* BEGIN GIVEN INFORMATION *

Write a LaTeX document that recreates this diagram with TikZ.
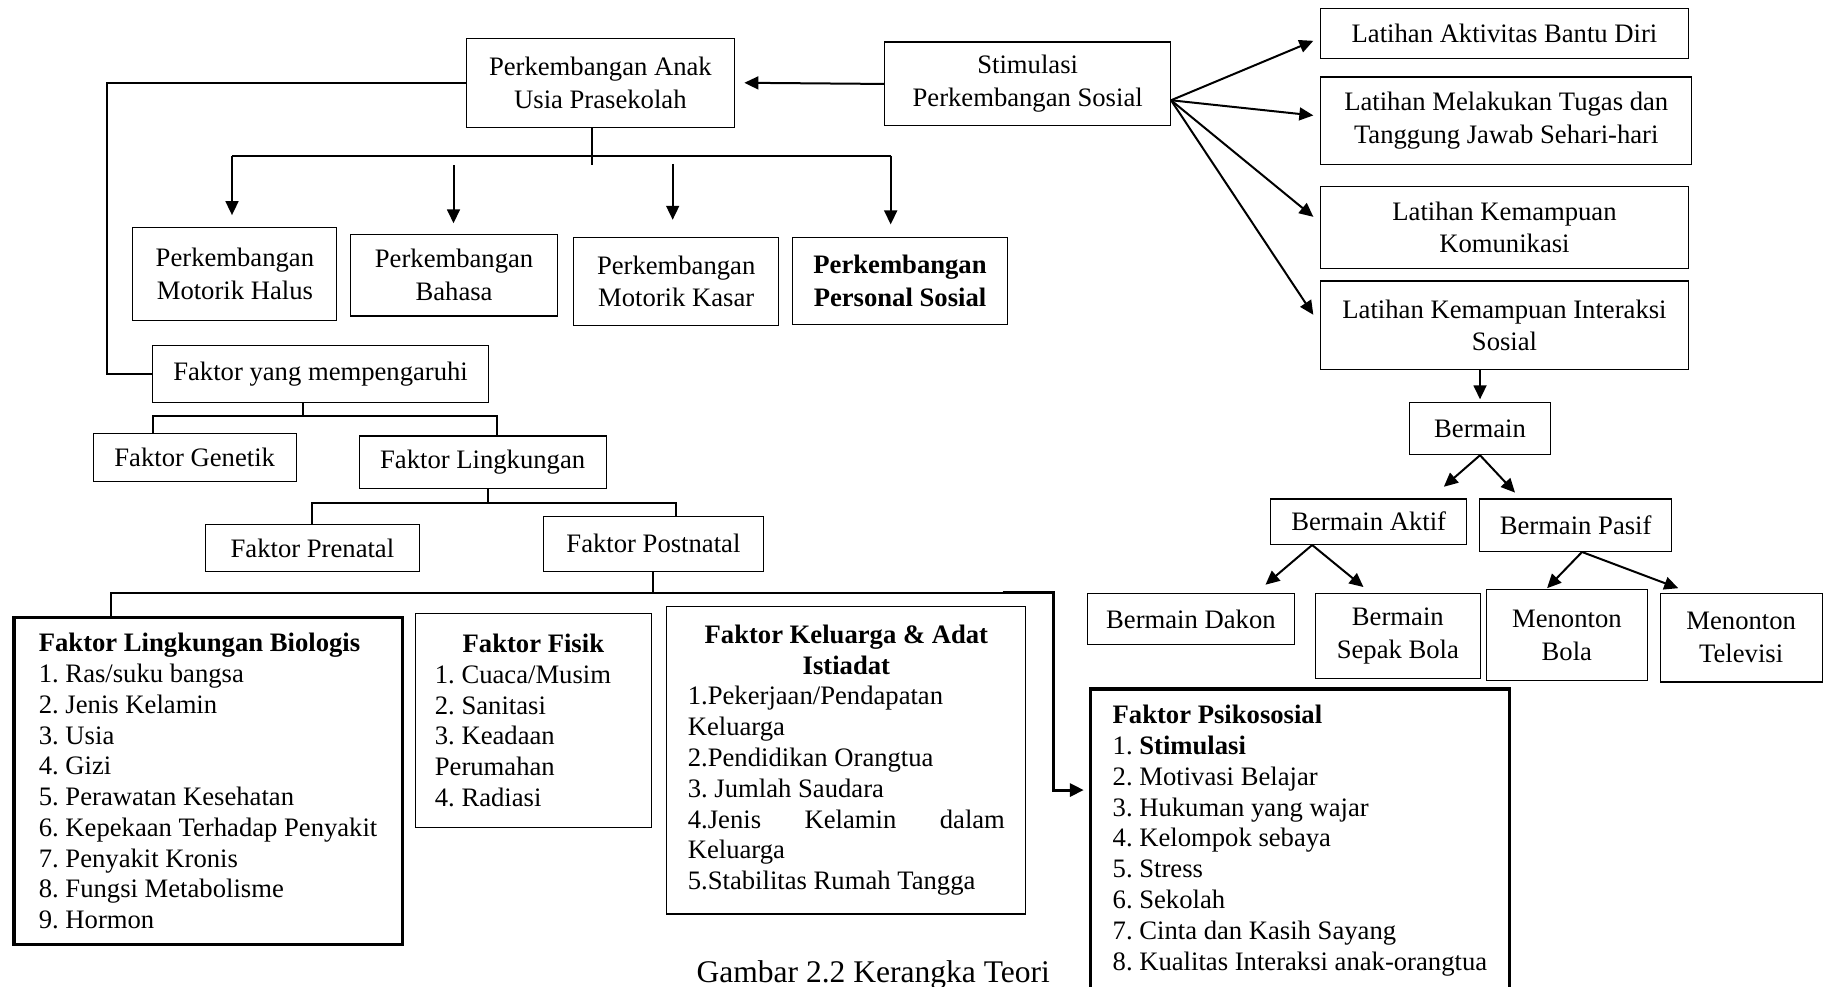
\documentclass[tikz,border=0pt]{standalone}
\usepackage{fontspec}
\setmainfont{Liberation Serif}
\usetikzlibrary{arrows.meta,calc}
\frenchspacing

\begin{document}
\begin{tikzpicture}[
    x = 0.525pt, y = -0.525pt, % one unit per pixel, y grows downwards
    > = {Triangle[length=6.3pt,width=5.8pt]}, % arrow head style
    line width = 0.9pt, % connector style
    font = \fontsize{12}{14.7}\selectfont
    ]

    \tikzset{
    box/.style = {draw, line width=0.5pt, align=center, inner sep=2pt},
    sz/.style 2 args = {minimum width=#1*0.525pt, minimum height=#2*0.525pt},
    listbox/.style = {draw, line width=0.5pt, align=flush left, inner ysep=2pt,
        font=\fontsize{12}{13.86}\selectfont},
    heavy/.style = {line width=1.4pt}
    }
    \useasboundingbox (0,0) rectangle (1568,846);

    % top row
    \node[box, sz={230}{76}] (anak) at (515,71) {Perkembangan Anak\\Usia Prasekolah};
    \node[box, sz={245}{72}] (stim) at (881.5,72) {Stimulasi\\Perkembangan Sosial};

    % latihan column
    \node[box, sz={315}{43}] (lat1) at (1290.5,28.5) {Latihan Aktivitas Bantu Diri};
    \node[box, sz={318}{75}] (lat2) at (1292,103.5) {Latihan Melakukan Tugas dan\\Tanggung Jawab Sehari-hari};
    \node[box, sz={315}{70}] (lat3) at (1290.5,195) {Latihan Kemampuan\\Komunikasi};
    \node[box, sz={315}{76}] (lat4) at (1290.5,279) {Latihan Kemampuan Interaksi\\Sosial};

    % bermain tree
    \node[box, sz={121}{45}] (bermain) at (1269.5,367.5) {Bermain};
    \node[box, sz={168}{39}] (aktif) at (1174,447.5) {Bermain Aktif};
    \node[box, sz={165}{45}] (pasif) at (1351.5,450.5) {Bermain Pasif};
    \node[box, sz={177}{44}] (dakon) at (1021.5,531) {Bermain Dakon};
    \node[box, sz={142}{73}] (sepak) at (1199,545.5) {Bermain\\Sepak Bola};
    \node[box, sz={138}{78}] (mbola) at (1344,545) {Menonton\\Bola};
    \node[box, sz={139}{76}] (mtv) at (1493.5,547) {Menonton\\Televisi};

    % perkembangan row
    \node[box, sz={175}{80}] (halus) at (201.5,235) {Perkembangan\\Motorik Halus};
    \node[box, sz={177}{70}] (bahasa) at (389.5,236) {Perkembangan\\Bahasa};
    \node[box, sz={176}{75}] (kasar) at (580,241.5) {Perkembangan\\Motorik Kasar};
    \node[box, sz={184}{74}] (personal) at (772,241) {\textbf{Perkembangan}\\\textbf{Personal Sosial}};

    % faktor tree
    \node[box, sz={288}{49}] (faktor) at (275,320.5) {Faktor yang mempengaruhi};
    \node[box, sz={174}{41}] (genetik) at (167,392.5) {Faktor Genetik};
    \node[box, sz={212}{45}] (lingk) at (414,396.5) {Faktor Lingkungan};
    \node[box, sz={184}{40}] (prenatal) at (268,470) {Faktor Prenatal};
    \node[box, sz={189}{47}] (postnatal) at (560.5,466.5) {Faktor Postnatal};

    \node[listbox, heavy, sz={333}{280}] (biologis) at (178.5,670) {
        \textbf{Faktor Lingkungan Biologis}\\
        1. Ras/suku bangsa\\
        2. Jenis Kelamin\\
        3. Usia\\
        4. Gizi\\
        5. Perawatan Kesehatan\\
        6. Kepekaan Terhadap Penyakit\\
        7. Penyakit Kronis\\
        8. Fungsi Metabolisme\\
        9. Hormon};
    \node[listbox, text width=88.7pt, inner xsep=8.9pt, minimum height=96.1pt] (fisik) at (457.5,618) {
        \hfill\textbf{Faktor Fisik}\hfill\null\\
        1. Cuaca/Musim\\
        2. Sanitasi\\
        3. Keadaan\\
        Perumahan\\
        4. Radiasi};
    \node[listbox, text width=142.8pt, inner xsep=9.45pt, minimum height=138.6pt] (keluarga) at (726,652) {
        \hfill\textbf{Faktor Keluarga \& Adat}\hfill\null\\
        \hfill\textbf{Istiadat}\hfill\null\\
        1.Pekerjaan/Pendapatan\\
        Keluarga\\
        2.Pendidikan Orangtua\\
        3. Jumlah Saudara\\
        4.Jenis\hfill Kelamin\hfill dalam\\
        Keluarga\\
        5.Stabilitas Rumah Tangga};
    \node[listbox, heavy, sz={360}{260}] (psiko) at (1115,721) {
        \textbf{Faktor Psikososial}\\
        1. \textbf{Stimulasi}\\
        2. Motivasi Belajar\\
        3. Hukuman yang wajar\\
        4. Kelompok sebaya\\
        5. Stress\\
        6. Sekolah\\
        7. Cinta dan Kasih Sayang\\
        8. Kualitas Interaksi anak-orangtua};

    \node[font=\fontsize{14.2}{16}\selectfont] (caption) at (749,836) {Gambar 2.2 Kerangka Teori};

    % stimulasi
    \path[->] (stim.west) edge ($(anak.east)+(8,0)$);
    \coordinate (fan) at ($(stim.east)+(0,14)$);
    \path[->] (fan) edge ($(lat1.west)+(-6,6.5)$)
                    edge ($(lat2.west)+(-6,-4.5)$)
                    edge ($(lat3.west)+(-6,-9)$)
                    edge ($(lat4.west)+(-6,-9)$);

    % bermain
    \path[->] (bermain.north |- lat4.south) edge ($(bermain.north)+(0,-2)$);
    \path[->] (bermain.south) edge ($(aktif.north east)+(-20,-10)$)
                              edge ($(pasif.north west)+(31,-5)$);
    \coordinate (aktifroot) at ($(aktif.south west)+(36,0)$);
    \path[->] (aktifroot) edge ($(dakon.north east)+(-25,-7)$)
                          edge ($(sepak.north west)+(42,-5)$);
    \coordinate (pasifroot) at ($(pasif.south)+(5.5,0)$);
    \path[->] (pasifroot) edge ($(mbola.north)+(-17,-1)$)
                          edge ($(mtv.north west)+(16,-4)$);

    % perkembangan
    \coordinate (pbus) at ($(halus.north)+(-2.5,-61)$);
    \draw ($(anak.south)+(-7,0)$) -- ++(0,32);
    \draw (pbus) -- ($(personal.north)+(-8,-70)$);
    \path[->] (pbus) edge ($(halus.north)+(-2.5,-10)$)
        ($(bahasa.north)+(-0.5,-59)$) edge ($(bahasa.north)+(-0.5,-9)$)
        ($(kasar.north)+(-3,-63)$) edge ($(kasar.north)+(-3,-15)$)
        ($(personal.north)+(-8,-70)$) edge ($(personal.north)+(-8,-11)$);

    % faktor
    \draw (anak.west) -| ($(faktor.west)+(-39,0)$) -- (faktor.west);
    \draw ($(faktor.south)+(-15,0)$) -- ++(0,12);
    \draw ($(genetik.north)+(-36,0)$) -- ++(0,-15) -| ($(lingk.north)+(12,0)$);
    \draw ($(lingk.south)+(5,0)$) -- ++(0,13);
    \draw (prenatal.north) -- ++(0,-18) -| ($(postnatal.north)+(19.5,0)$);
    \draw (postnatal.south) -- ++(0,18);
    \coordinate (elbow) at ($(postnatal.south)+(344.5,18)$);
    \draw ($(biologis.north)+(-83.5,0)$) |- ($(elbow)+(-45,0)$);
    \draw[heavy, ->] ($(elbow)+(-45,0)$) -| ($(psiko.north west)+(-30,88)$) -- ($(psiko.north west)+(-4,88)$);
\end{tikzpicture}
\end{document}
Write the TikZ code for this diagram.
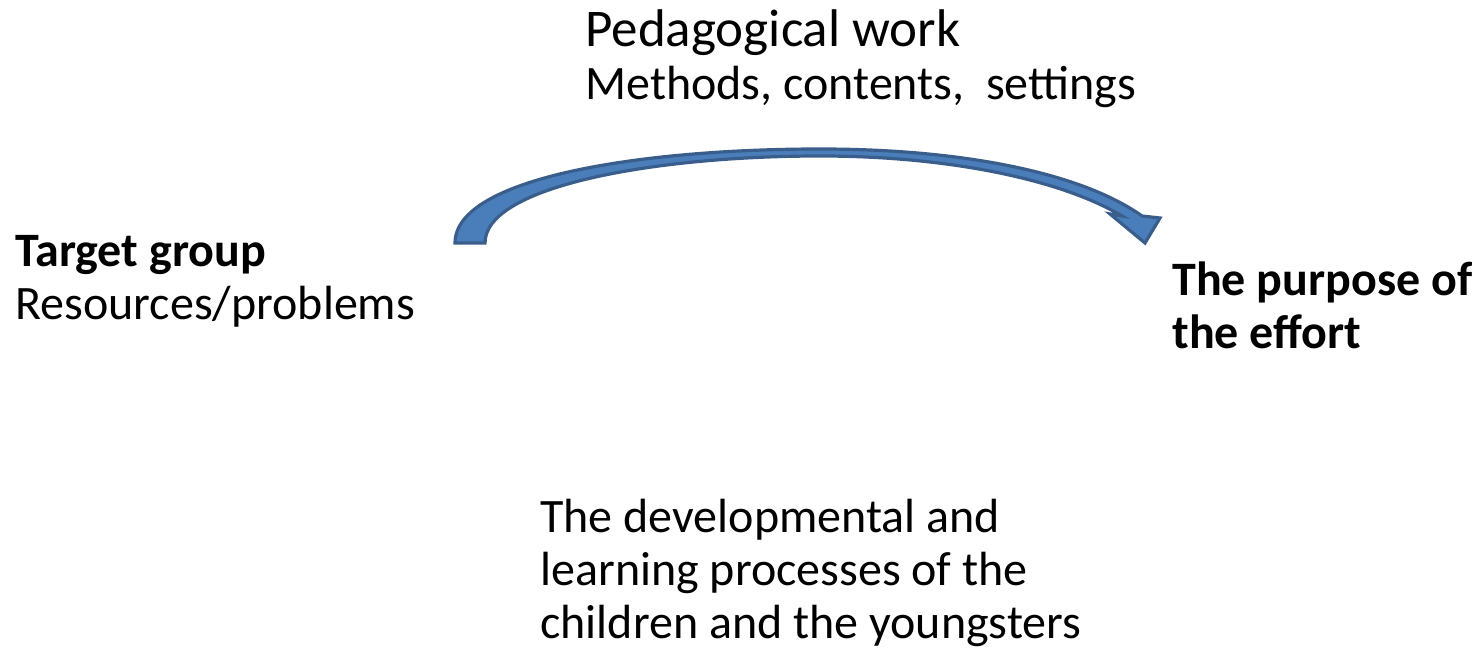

* END GIVEN INFORMATION *

- [AIM]: Pictures in the data above should not be copied; transcribe everything else exactly.

- [ANSWER TO THE TASK]:
Write a LaTeX document that recreates this diagram with TikZ.
\documentclass[tikz,border=0pt]{standalone}
\usepackage{fontspec}
\setmainfont{Liberation Serif}
\usetikzlibrary{arrows.meta,calc}
\frenchspacing

\begin{document}
\begin{tikzpicture}[
    x = 0.525pt, y = -0.525pt, % one unit per pixel, y grows downwards
    > = {Triangle[length=6.3pt,width=5.8pt]}, % arrow head style
    line width = 0.9pt, % connector style
    font = \fontsize{12}{14.7}\selectfont
    ]

    \tikzset{
    box/.style = {draw, line width=0.5pt, align=center, inner sep=2pt},
    sz/.style 2 args = {minimum width=#1*0.525pt, minimum height=#2*0.525pt},
    listbox/.style = {draw, line width=0.5pt, align=flush left, inner ysep=2pt,
        font=\fontsize{12}{13.86}\selectfont},
    heavy/.style = {line width=1.4pt}
    }
    \useasboundingbox (0,0) rectangle (1568,846);

    % top row
    \node[box, sz={230}{76}] (anak) at (515,71) {Perkembangan Anak\\Usia Prasekolah};
    \node[box, sz={245}{72}] (stim) at (881.5,72) {Stimulasi\\Perkembangan Sosial};

    % latihan column
    \node[box, sz={315}{43}] (lat1) at (1290.5,28.5) {Latihan Aktivitas Bantu Diri};
    \node[box, sz={318}{75}] (lat2) at (1292,103.5) {Latihan Melakukan Tugas dan\\Tanggung Jawab Sehari-hari};
    \node[box, sz={315}{70}] (lat3) at (1290.5,195) {Latihan Kemampuan\\Komunikasi};
    \node[box, sz={315}{76}] (lat4) at (1290.5,279) {Latihan Kemampuan Interaksi\\Sosial};

    % bermain tree
    \node[box, sz={121}{45}] (bermain) at (1269.5,367.5) {Bermain};
    \node[box, sz={168}{39}] (aktif) at (1174,447.5) {Bermain Aktif};
    \node[box, sz={165}{45}] (pasif) at (1351.5,450.5) {Bermain Pasif};
    \node[box, sz={177}{44}] (dakon) at (1021.5,531) {Bermain Dakon};
    \node[box, sz={142}{73}] (sepak) at (1199,545.5) {Bermain\\Sepak Bola};
    \node[box, sz={138}{78}] (mbola) at (1344,545) {Menonton\\Bola};
    \node[box, sz={139}{76}] (mtv) at (1493.5,547) {Menonton\\Televisi};

    % perkembangan row
    \node[box, sz={175}{80}] (halus) at (201.5,235) {Perkembangan\\Motorik Halus};
    \node[box, sz={177}{70}] (bahasa) at (389.5,236) {Perkembangan\\Bahasa};
    \node[box, sz={176}{75}] (kasar) at (580,241.5) {Perkembangan\\Motorik Kasar};
    \node[box, sz={184}{74}] (personal) at (772,241) {\textbf{Perkembangan}\\\textbf{Personal Sosial}};

    % faktor tree
    \node[box, sz={288}{49}] (faktor) at (275,320.5) {Faktor yang mempengaruhi};
    \node[box, sz={174}{41}] (genetik) at (167,392.5) {Faktor Genetik};
    \node[box, sz={212}{45}] (lingk) at (414,396.5) {Faktor Lingkungan};
    \node[box, sz={184}{40}] (prenatal) at (268,470) {Faktor Prenatal};
    \node[box, sz={189}{47}] (postnatal) at (560.5,466.5) {Faktor Postnatal};

    \node[listbox, heavy, sz={333}{280}] (biologis) at (178.5,670) {
        \textbf{Faktor Lingkungan Biologis}\\
        1. Ras/suku bangsa\\
        2. Jenis Kelamin\\
        3. Usia\\
        4. Gizi\\
        5. Perawatan Kesehatan\\
        6. Kepekaan Terhadap Penyakit\\
        7. Penyakit Kronis\\
        8. Fungsi Metabolisme\\
        9. Hormon};
    \node[listbox, text width=88.7pt, inner xsep=8.9pt, minimum height=96.1pt] (fisik) at (457.5,618) {
        \hfill\textbf{Faktor Fisik}\hfill\null\\
        1. Cuaca/Musim\\
        2. Sanitasi\\
        3. Keadaan\\
        Perumahan\\
        4. Radiasi};
    \node[listbox, text width=142.8pt, inner xsep=9.45pt, minimum height=138.6pt] (keluarga) at (726,652) {
        \hfill\textbf{Faktor Keluarga \& Adat}\hfill\null\\
        \hfill\textbf{Istiadat}\hfill\null\\
        1.Pekerjaan/Pendapatan\\
        Keluarga\\
        2.Pendidikan Orangtua\\
        3. Jumlah Saudara\\
        4.Jenis\hfill Kelamin\hfill dalam\\
        Keluarga\\
        5.Stabilitas Rumah Tangga};
    \node[listbox, heavy, sz={360}{260}] (psiko) at (1115,721) {
        \textbf{Faktor Psikososial}\\
        1. \textbf{Stimulasi}\\
        2. Motivasi Belajar\\
        3. Hukuman yang wajar\\
        4. Kelompok sebaya\\
        5. Stress\\
        6. Sekolah\\
        7. Cinta dan Kasih Sayang\\
        8. Kualitas Interaksi anak-orangtua};

    \node[font=\fontsize{14.2}{16}\selectfont] (caption) at (749,836) {Gambar 2.2 Kerangka Teori};

    % stimulasi
    \path[->] (stim.west) edge ($(anak.east)+(8,0)$);
    \coordinate (fan) at ($(stim.east)+(0,14)$);
    \path[->] (fan) edge ($(lat1.west)+(-6,6.5)$)
                    edge ($(lat2.west)+(-6,-4.5)$)
                    edge ($(lat3.west)+(-6,-9)$)
                    edge ($(lat4.west)+(-6,-9)$);

    % bermain
    \path[->] (bermain.north |- lat4.south) edge ($(bermain.north)+(0,-2)$);
    \path[->] (bermain.south) edge ($(aktif.north east)+(-20,-10)$)
                              edge ($(pasif.north west)+(31,-5)$);
    \coordinate (aktifroot) at ($(aktif.south west)+(36,0)$);
    \path[->] (aktifroot) edge ($(dakon.north east)+(-25,-7)$)
                          edge ($(sepak.north west)+(42,-5)$);
    \coordinate (pasifroot) at ($(pasif.south)+(5.5,0)$);
    \path[->] (pasifroot) edge ($(mbola.north)+(-17,-1)$)
                          edge ($(mtv.north west)+(16,-4)$);

    % perkembangan
    \coordinate (pbus) at ($(halus.north)+(-2.5,-61)$);
    \draw ($(anak.south)+(-7,0)$) -- ++(0,32);
    \draw (pbus) -- ($(personal.north)+(-8,-70)$);
    \path[->] (pbus) edge ($(halus.north)+(-2.5,-10)$)
        ($(bahasa.north)+(-0.5,-59)$) edge ($(bahasa.north)+(-0.5,-9)$)
        ($(kasar.north)+(-3,-63)$) edge ($(kasar.north)+(-3,-15)$)
        ($(personal.north)+(-8,-70)$) edge ($(personal.north)+(-8,-11)$);

    % faktor
    \draw (anak.west) -| ($(faktor.west)+(-39,0)$) -- (faktor.west);
    \draw ($(faktor.south)+(-15,0)$) -- ++(0,12);
    \draw ($(genetik.north)+(-36,0)$) -- ++(0,-15) -| ($(lingk.north)+(12,0)$);
    \draw ($(lingk.south)+(5,0)$) -- ++(0,13);
    \draw (prenatal.north) -- ++(0,-18) -| ($(postnatal.north)+(19.5,0)$);
    \draw (postnatal.south) -- ++(0,18);
    \coordinate (elbow) at ($(postnatal.south)+(344.5,18)$);
    \draw ($(biologis.north)+(-83.5,0)$) |- ($(elbow)+(-45,0)$);
    \draw[heavy, ->] ($(elbow)+(-45,0)$) -| ($(psiko.north west)+(-30,88)$) -- ($(psiko.north west)+(-4,88)$);
\end{tikzpicture}
\end{document}
Write the TikZ code for this diagram.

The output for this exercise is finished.